You are viewing a plain text version of this content. The canonical link for it is here.
Posted to commits@arrow.apache.org by tu...@apache.org on 2023/04/12 22:24:48 UTC

[arrow-rs] branch master updated: feat: Prevent UnionArray with Repeated Type IDs (#4070)

This is an automated email from the ASF dual-hosted git repository.

tustvold pushed a commit to branch master
in repository https://gitbox.apache.org/repos/asf/arrow-rs.git


The following commit(s) were added to refs/heads/master by this push:
     new f14a6787c feat: Prevent UnionArray with Repeated Type IDs (#4070)
f14a6787c is described below

commit f14a6787cae77d9eb7d44a8cbb71d9fcc9f8365a
Author: Alex Huang <hu...@gmail.com>
AuthorDate: Thu Apr 13 00:24:43 2023 +0200

    feat: Prevent UnionArray with Repeated Type IDs (#4070)
    
    * feat: Prevent UnionArray with Repeated Type IDs
    
    * fix format
    
    * add tests
    
    * use should_panic
    
    * fix clippy
---
 arrow-schema/src/datatype.rs | 16 ++++++++++++++++
 arrow-schema/src/fields.rs   | 15 ++++++++++++++-
 2 files changed, 30 insertions(+), 1 deletion(-)

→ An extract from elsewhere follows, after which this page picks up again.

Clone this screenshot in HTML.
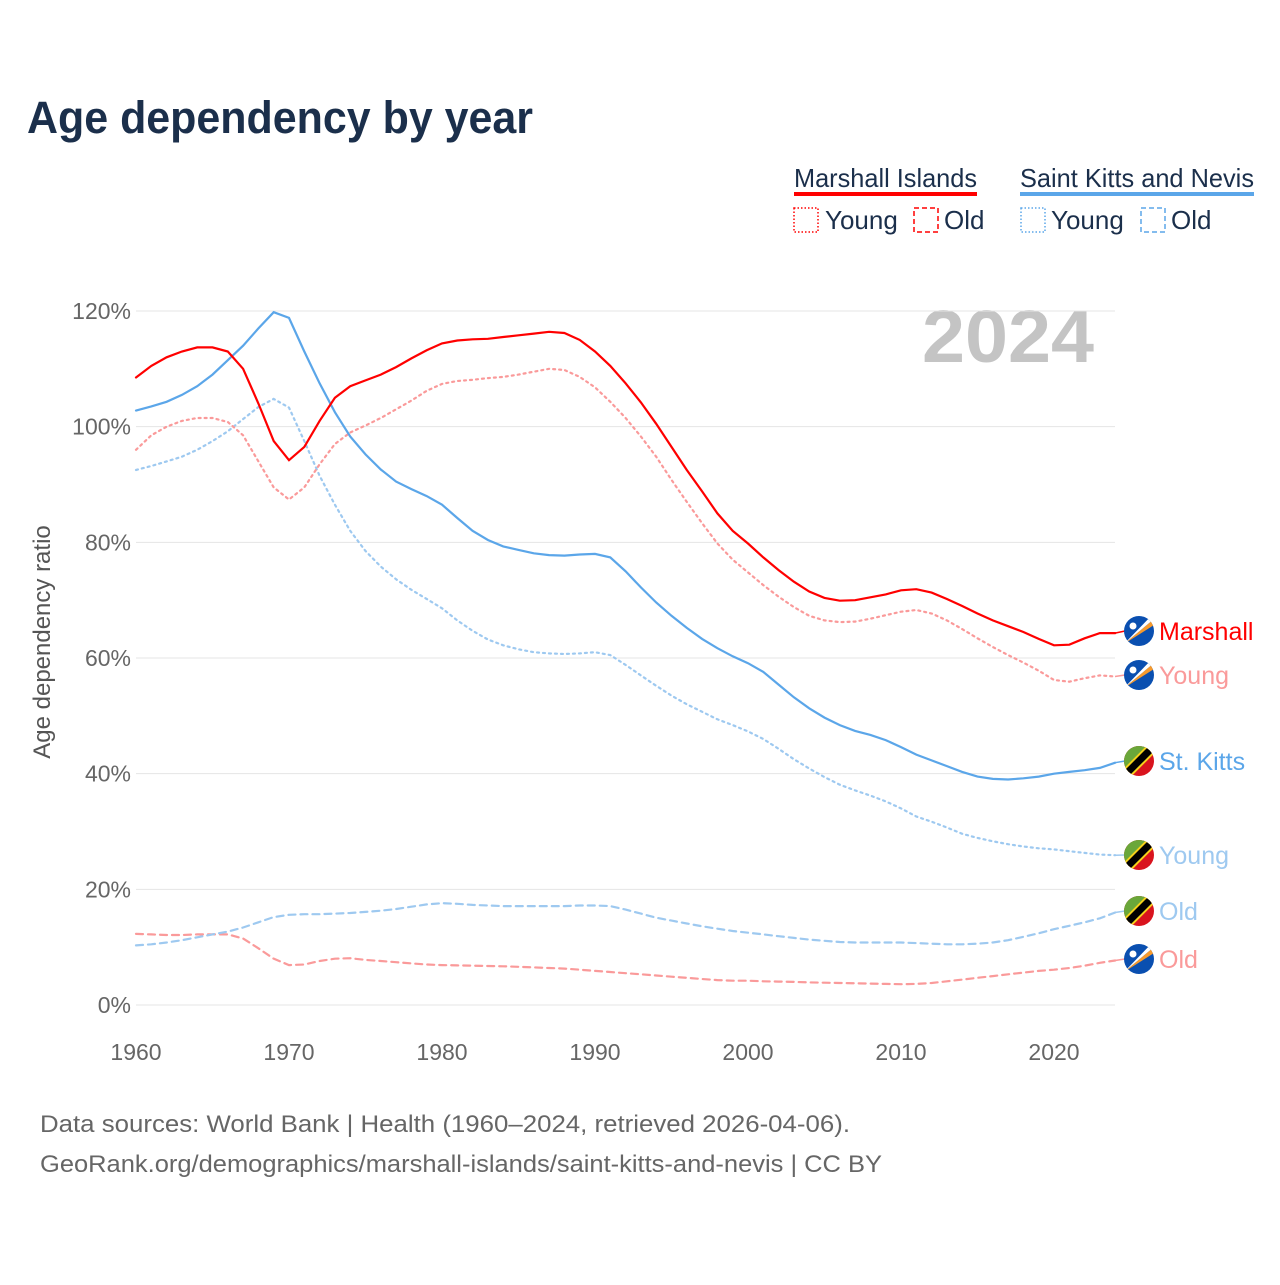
<!DOCTYPE html>
<html><head><meta charset="utf-8">
<style>
body{margin:0;background:#fff;font-family:"Liberation Sans",sans-serif;}
svg text{font-family:"Liberation Sans",sans-serif;}
</style></head>
<body>
<svg id="c" width="1280" height="1280" viewBox="0 0 1280 1280" xmlns="http://www.w3.org/2000/svg">
<text x="27" y="133" font-size="45" font-weight="bold" fill="#1b2f4b" textLength="506" lengthAdjust="spacingAndGlyphs">Age dependency by year</text>
<g font-size="26" fill="#1b2f4b">
<text x="794" y="187" textLength="183" lengthAdjust="spacingAndGlyphs">Marshall Islands</text>
<rect x="794" y="192" width="183" height="4" fill="#ff0000"/>
<rect x="794" y="208" width="24" height="24" fill="none" stroke="#ff0000" stroke-width="1.5" stroke-dasharray="1.5 2"/>
<text x="825" y="229">Young</text>
<rect x="914" y="208" width="24" height="24" fill="none" stroke="#ff0000" stroke-width="1.5" stroke-dasharray="5 3"/>
<text x="944" y="229">Old</text>
<text x="1020" y="187" textLength="234" lengthAdjust="spacingAndGlyphs">Saint Kitts and Nevis</text>
<rect x="1020" y="192" width="234" height="4" fill="#5ba6e9"/>
<rect x="1021" y="208" width="24" height="24" fill="none" stroke="#5ba6e9" stroke-width="1.5" stroke-dasharray="1.5 2"/>
<text x="1051" y="229">Young</text>
<rect x="1141" y="208" width="24" height="24" fill="none" stroke="#5ba6e9" stroke-width="1.5" stroke-dasharray="5 3"/>
<text x="1171" y="229">Old</text>
</g>
<text x="1094" y="362" font-size="74" font-weight="bold" fill="#c4c4c4" text-anchor="end" textLength="172" lengthAdjust="spacingAndGlyphs">2024</text>
<text transform="translate(50,642) rotate(-90)" font-size="24" fill="#555" text-anchor="middle">Age dependency ratio</text>
<g id="grid"></g><g id="series"></g><g id="labels"></g>
<text x="40" y="1132" font-size="24" fill="#666" textLength="810" lengthAdjust="spacingAndGlyphs">Data sources: World Bank | Health (1960–2024, retrieved 2026-04-06).</text>
<text x="40" y="1172" font-size="24" fill="#666" textLength="842" lengthAdjust="spacingAndGlyphs">GeoRank.org/demographics/marshall-islands/saint-kitts-and-nevis | CC BY</text>
</svg>
<script>
const years=[];for(let y=1960;y<=2024;y++)years.push(y);
const yTicks=[0,20,40,60,80,100,120];
const xTicks=[1960,1970,1980,1990,2000,2010,2020];
const mhTotal=[108.5,110.5,112,113,113.7,113.7,113,110,104,97.5,94.2,96.5,101,105,107,108,109,110.3,111.8,113.2,114.4,114.9,115.1,115.2,115.5,115.8,116.1,116.4,116.2,115,113,110.5,107.5,104.2,100.5,96.5,92.5,88.8,85,82,79.8,77.4,75.2,73.2,71.5,70.4,69.9,70,70.5,71,71.7,71.9,71.3,70.2,69,67.7,66.5,65.5,64.5,63.3,62.2,62.3,63.4,64.3,64.3];
const mhYoung=[96,98.5,100,101,101.5,101.5,100.8,98.5,94,89.5,87.4,89.5,93.5,97,99,100.2,101.5,103,104.5,106.2,107.4,107.9,108.1,108.4,108.6,109,109.5,110,109.8,108.6,106.8,104.3,101.5,98.3,94.8,90.8,87,83.3,79.8,77,74.8,72.6,70.6,68.8,67.3,66.5,66.2,66.3,66.8,67.4,68,68.3,67.7,66.5,65,63.4,61.9,60.5,59.2,57.8,56.2,55.9,56.5,57,56.8];
const mhOld=[12.3,12.2,12.1,12.1,12.2,12.2,12.2,11.5,9.8,8,6.9,7,7.6,8,8.1,7.8,7.6,7.4,7.2,7,6.9,6.85,6.8,6.75,6.7,6.6,6.5,6.4,6.3,6.1,5.9,5.7,5.5,5.3,5.1,4.9,4.7,4.5,4.3,4.2,4.2,4.1,4.05,4,3.9,3.85,3.8,3.75,3.7,3.65,3.6,3.65,3.8,4.1,4.4,4.7,5,5.3,5.6,5.9,6.1,6.4,6.8,7.3,7.7];
const skTotal=[102.8,103.5,104.3,105.5,107,109,111.5,114,117,119.8,118.8,113,107.5,102.5,98.3,95.2,92.6,90.5,89.2,88,86.5,84.2,82,80.4,79.3,78.7,78.1,77.8,77.7,77.9,78,77.4,75,72.2,69.6,67.3,65.2,63.3,61.7,60.3,59.1,57.6,55.4,53.2,51.3,49.7,48.4,47.4,46.7,45.8,44.6,43.3,42.3,41.3,40.3,39.5,39.1,39,39.2,39.5,40,40.3,40.6,41,41.9];
const skYoung=[92.5,93.2,94,94.8,96,97.5,99.2,101.3,103.4,104.8,103.3,97.5,91.5,86.5,82,78.5,75.8,73.6,71.8,70.2,68.6,66.5,64.7,63.2,62.2,61.5,61,60.8,60.7,60.8,61,60.5,58.8,57,55.2,53.5,52,50.7,49.4,48.4,47.3,46,44.3,42.5,40.9,39.4,38.1,37.1,36.2,35.2,34,32.6,31.7,30.7,29.6,28.9,28.3,27.8,27.4,27.1,26.9,26.6,26.3,26,25.9];
const skOld=[10.3,10.5,10.8,11.2,11.7,12.2,12.7,13.4,14.3,15.2,15.6,15.7,15.7,15.8,15.9,16.1,16.3,16.6,17,17.4,17.6,17.5,17.3,17.2,17.1,17.1,17.1,17.1,17.1,17.2,17.2,17.1,16.5,15.8,15.1,14.6,14.1,13.6,13.2,12.8,12.5,12.2,11.9,11.6,11.3,11.1,10.9,10.8,10.8,10.8,10.8,10.7,10.6,10.5,10.5,10.6,10.8,11.2,11.8,12.4,13.1,13.7,14.3,15,16];
const NS="http://www.w3.org/2000/svg";
const X=y=>136+(y-1960)*(1054-136)/60;
const Y=v=>1005-v*(1005-311)/120;
function mk(t,a,p){const e=document.createElementNS(NS,t);for(const k in a)e.setAttribute(k,a[k]);p.appendChild(e);return e;}
const grid=document.getElementById('grid');
yTicks.forEach(t=>{
 const l=mk('line',{x1:136,x2:1115,y1:Y(t),y2:Y(t),stroke:'#e4e4e4','stroke-width':1},grid);
 
 
 const tx=mk('text',{x:131,y:Y(t)+8,'font-size':23,fill:'#666','text-anchor':'end'},grid);
 tx.textContent=t+'%';
 
 
});
xTicks.forEach(t=>{
 const tx=mk('text',{x:X(t),y:1060,'font-size':23,fill:'#666','text-anchor':'middle'},grid);
 tx.textContent=t;
 
 
});
const ser=document.getElementById('series');
const defs=[
 [mhOld,'#fa9a9a','7 5','marshall-old-line'],
 [skOld,'#9ec9f0','7 5','stkitts-old-line'],
 [skYoung,'#9ec9f0','2 4','stkitts-young-line'],
 [mhYoung,'#fa9a9a','2 4','marshall-young-line'],
 [skTotal,'#5ba6e9','','stkitts-total-line'],
 [mhTotal,'#ff0000','','marshall-total-line']];
defs.forEach(([d,c,da,n])=>{
 const p=mk('path',{d:d.map((v,i)=>(i?'L':'M')+X(years[i]).toFixed(1)+','+Y(v).toFixed(1)).join(''),fill:'none',stroke:c,'stroke-width':2.2,'stroke-dasharray':da,'stroke-linecap':'round'},ser);
 
 
});
const lab=document.getElementById('labels');
const L=[[mhTotal,'Marshall','#ff0000','mh',631],[mhYoung,'Young','#fa9a9a','mh',675],[skTotal,'St. Kitts','#5ba6e9','sk',761],[skYoung,'Young','#9ec9f0','sk',855],[skOld,'Old','#9ec9f0','sk',911],[mhOld,'Old','#fa9a9a','mh',959]];
L.forEach(([d,t,c,f,ly])=>{
 const g=mk('g',{},lab);
 
 
 const vy=Y(d[d.length-1]);
 mk('line',{x1:1115,x2:1125,y1:vy,y2:ly,stroke:c,'stroke-width':1.5},g);
 const cx=1139,cy=ly;
 const id='cl'+ly;
 const cp=mk('clipPath',{id:id},g);mk('circle',{cx:cx,cy:cy,r:15},cp);
 const fg=mk('g',{'clip-path':'url(#'+id+')'},g);
 if(f==='mh'){
  mk('rect',{x:cx-15,y:cy-15,width:30,height:30,fill:'#0a4fb0'},fg);
  mk('polygon',{points:`${cx-15},${cy+13} ${cx+15},${cy-12} ${cx+15},${cy-6}`,fill:'#f79a2c'},fg);
  mk('polygon',{points:`${cx-15},${cy+13} ${cx+15},${cy-12} ${cx+15},${cy-18}`,fill:'#fff'},fg);
  mk('circle',{cx:cx-6,cy:cy-5,r:3.5,fill:'#fff'},fg);
 }else{
  mk('rect',{x:cx-15,y:cy-15,width:30,height:30,fill:'#d9141e'},fg);
  mk('polygon',{points:`${cx-15},${cy-15} ${cx+15},${cy-15} ${cx-15},${cy+15}`,fill:'#6aa73a'},fg);
  mk('line',{x1:cx-17,y1:cy+17,x2:cx+17,y2:cy-17,stroke:'#f6d21a','stroke-width':11},fg);
  mk('line',{x1:cx-17,y1:cy+17,x2:cx+17,y2:cy-17,stroke:'#000','stroke-width':7},fg);
 }
 const tx=mk('text',{x:1159,y:ly+9,'font-size':25,fill:c},g);
 tx.textContent=t;
});
</script>
</body></html>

diff --git a/arrow-schema/src/datatype.rs b/arrow-schema/src/datatype.rs
index 64e8d0e77..0bbd64f30 100644
--- a/arrow-schema/src/datatype.rs
+++ b/arrow-schema/src/datatype.rs
@@ -742,4 +742,20 @@ mod tests {
     fn size_should_not_regress() {
         assert_eq!(std::mem::size_of::<DataType>(), 24);
     }
+
+    #[test]
+    #[should_panic(expected = "duplicate type id: 1")]
+    fn test_union_with_duplicated_type_id() {
+        let type_ids = vec![1, 1];
+        let _union = DataType::Union(
+            UnionFields::new(
+                type_ids,
+                vec![
+                    Field::new("f1", DataType::Int32, false),
+                    Field::new("f2", DataType::Utf8, false),
+                ],
+            ),
+            UnionMode::Dense,
+        );
+    }
 }
diff --git a/arrow-schema/src/fields.rs b/arrow-schema/src/fields.rs
index b93735328..07e9abeee 100644
--- a/arrow-schema/src/fields.rs
+++ b/arrow-schema/src/fields.rs
@@ -186,7 +186,20 @@ impl UnionFields {
         T: IntoIterator<Item = i8>,
     {
         let fields = fields.into_iter().map(Into::into);
-        type_ids.into_iter().zip(fields).collect()
+        let mut set = 0_u128;
+        type_ids
+            .into_iter()
+            .map(|idx| {
+                let mask = 1_u128 << idx;
+                if (set & mask) != 0 {
+                    panic!("duplicate type id: {}", idx);
+                } else {
+                    set |= mask;
+                }
+                idx
+            })
+            .zip(fields)
+            .collect()
     }
 
     /// Return size of this instance in bytes.